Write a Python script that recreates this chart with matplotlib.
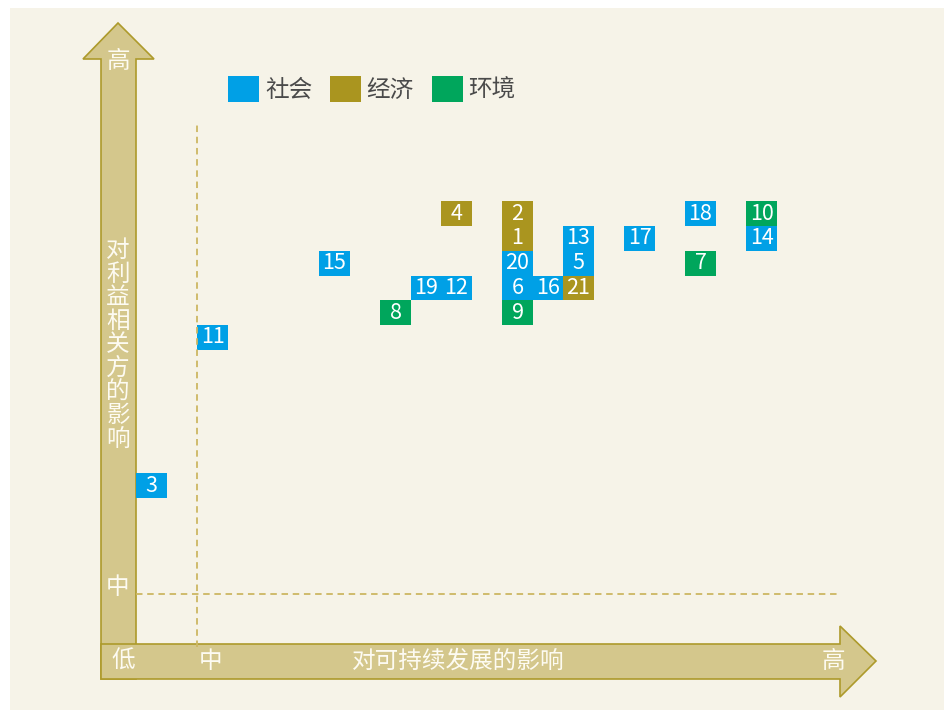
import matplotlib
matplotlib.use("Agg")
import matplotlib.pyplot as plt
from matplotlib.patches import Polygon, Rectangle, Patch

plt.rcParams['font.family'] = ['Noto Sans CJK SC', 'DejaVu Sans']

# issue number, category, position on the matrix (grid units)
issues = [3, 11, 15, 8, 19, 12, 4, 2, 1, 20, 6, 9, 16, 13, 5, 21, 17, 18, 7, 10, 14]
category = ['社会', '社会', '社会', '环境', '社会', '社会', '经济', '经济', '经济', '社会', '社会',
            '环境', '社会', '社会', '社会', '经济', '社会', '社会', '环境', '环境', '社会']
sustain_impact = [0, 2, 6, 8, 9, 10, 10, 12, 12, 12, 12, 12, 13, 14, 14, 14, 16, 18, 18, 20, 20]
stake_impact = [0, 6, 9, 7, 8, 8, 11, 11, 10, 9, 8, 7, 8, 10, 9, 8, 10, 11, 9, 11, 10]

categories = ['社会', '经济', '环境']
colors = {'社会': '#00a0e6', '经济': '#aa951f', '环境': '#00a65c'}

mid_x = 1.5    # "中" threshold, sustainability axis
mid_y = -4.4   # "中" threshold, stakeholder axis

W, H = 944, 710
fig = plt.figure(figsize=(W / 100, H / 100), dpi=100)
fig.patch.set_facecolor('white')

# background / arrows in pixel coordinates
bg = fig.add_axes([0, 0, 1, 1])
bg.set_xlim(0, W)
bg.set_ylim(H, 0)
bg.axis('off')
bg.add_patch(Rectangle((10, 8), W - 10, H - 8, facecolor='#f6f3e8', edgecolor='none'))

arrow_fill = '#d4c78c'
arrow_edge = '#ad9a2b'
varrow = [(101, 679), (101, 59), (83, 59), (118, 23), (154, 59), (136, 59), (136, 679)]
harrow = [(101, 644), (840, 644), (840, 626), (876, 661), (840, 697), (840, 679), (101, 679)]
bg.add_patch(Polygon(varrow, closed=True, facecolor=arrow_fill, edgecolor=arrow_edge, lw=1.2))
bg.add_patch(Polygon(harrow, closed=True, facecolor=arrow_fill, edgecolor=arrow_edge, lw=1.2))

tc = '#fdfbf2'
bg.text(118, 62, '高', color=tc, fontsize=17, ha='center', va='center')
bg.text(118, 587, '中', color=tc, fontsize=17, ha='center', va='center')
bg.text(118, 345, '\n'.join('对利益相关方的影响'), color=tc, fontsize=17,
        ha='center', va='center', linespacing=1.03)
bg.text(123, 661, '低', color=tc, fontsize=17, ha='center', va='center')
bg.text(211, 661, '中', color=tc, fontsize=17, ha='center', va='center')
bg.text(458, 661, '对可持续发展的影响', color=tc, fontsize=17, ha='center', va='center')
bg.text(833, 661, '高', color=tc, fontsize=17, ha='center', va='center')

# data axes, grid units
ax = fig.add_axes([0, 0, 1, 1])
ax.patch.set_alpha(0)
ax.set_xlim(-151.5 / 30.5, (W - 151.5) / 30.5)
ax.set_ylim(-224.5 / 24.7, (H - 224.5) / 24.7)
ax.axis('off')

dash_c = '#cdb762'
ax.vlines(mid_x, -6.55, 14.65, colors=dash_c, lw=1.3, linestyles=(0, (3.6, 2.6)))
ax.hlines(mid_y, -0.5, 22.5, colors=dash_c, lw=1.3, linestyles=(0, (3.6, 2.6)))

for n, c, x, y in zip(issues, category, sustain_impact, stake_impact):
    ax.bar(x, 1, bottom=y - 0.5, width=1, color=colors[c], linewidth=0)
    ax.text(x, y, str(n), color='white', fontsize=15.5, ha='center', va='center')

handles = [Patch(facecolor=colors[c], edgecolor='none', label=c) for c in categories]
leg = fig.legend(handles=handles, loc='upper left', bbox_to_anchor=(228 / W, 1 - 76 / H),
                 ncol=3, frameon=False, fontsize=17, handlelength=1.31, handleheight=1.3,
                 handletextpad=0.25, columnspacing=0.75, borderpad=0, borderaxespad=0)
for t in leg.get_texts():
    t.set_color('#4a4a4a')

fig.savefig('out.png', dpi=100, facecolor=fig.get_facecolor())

▶ [Aim]: Skipping the pictures, transcribe each line above exactly as it appears.

▶ [The completed task]:
Write a Python script that recreates this chart with matplotlib.
import matplotlib
matplotlib.use("Agg")
import matplotlib.pyplot as plt
from matplotlib.patches import Polygon, Rectangle, Patch

plt.rcParams['font.family'] = ['Noto Sans CJK SC', 'DejaVu Sans']

# issue number, category, position on the matrix (grid units)
issues = [3, 11, 15, 8, 19, 12, 4, 2, 1, 20, 6, 9, 16, 13, 5, 21, 17, 18, 7, 10, 14]
category = ['社会', '社会', '社会', '环境', '社会', '社会', '经济', '经济', '经济', '社会', '社会',
            '环境', '社会', '社会', '社会', '经济', '社会', '社会', '环境', '环境', '社会']
sustain_impact = [0, 2, 6, 8, 9, 10, 10, 12, 12, 12, 12, 12, 13, 14, 14, 14, 16, 18, 18, 20, 20]
stake_impact = [0, 6, 9, 7, 8, 8, 11, 11, 10, 9, 8, 7, 8, 10, 9, 8, 10, 11, 9, 11, 10]

categories = ['社会', '经济', '环境']
colors = {'社会': '#00a0e6', '经济': '#aa951f', '环境': '#00a65c'}

mid_x = 1.5    # "中" threshold, sustainability axis
mid_y = -4.4   # "中" threshold, stakeholder axis

W, H = 944, 710
fig = plt.figure(figsize=(W / 100, H / 100), dpi=100)
fig.patch.set_facecolor('white')

# background / arrows in pixel coordinates
bg = fig.add_axes([0, 0, 1, 1])
bg.set_xlim(0, W)
bg.set_ylim(H, 0)
bg.axis('off')
bg.add_patch(Rectangle((10, 8), W - 10, H - 8, facecolor='#f6f3e8', edgecolor='none'))

arrow_fill = '#d4c78c'
arrow_edge = '#ad9a2b'
varrow = [(101, 679), (101, 59), (83, 59), (118, 23), (154, 59), (136, 59), (136, 679)]
harrow = [(101, 644), (840, 644), (840, 626), (876, 661), (840, 697), (840, 679), (101, 679)]
bg.add_patch(Polygon(varrow, closed=True, facecolor=arrow_fill, edgecolor=arrow_edge, lw=1.2))
bg.add_patch(Polygon(harrow, closed=True, facecolor=arrow_fill, edgecolor=arrow_edge, lw=1.2))

tc = '#fdfbf2'
bg.text(118, 62, '高', color=tc, fontsize=17, ha='center', va='center')
bg.text(118, 587, '中', color=tc, fontsize=17, ha='center', va='center')
bg.text(118, 345, '\n'.join('对利益相关方的影响'), color=tc, fontsize=17,
        ha='center', va='center', linespacing=1.03)
bg.text(123, 661, '低', color=tc, fontsize=17, ha='center', va='center')
bg.text(211, 661, '中', color=tc, fontsize=17, ha='center', va='center')
bg.text(458, 661, '对可持续发展的影响', color=tc, fontsize=17, ha='center', va='center')
bg.text(833, 661, '高', color=tc, fontsize=17, ha='center', va='center')

# data axes, grid units
ax = fig.add_axes([0, 0, 1, 1])
ax.patch.set_alpha(0)
ax.set_xlim(-151.5 / 30.5, (W - 151.5) / 30.5)
ax.set_ylim(-224.5 / 24.7, (H - 224.5) / 24.7)
ax.axis('off')

dash_c = '#cdb762'
ax.vlines(mid_x, -6.55, 14.65, colors=dash_c, lw=1.3, linestyles=(0, (3.6, 2.6)))
ax.hlines(mid_y, -0.5, 22.5, colors=dash_c, lw=1.3, linestyles=(0, (3.6, 2.6)))

for n, c, x, y in zip(issues, category, sustain_impact, stake_impact):
    ax.bar(x, 1, bottom=y - 0.5, width=1, color=colors[c], linewidth=0)
    ax.text(x, y, str(n), color='white', fontsize=15.5, ha='center', va='center')

handles = [Patch(facecolor=colors[c], edgecolor='none', label=c) for c in categories]
leg = fig.legend(handles=handles, loc='upper left', bbox_to_anchor=(228 / W, 1 - 76 / H),
                 ncol=3, frameon=False, fontsize=17, handlelength=1.31, handleheight=1.3,
                 handletextpad=0.25, columnspacing=0.75, borderpad=0, borderaxespad=0)
for t in leg.get_texts():
    t.set_color('#4a4a4a')

fig.savefig('out.png', dpi=100, facecolor=fig.get_facecolor())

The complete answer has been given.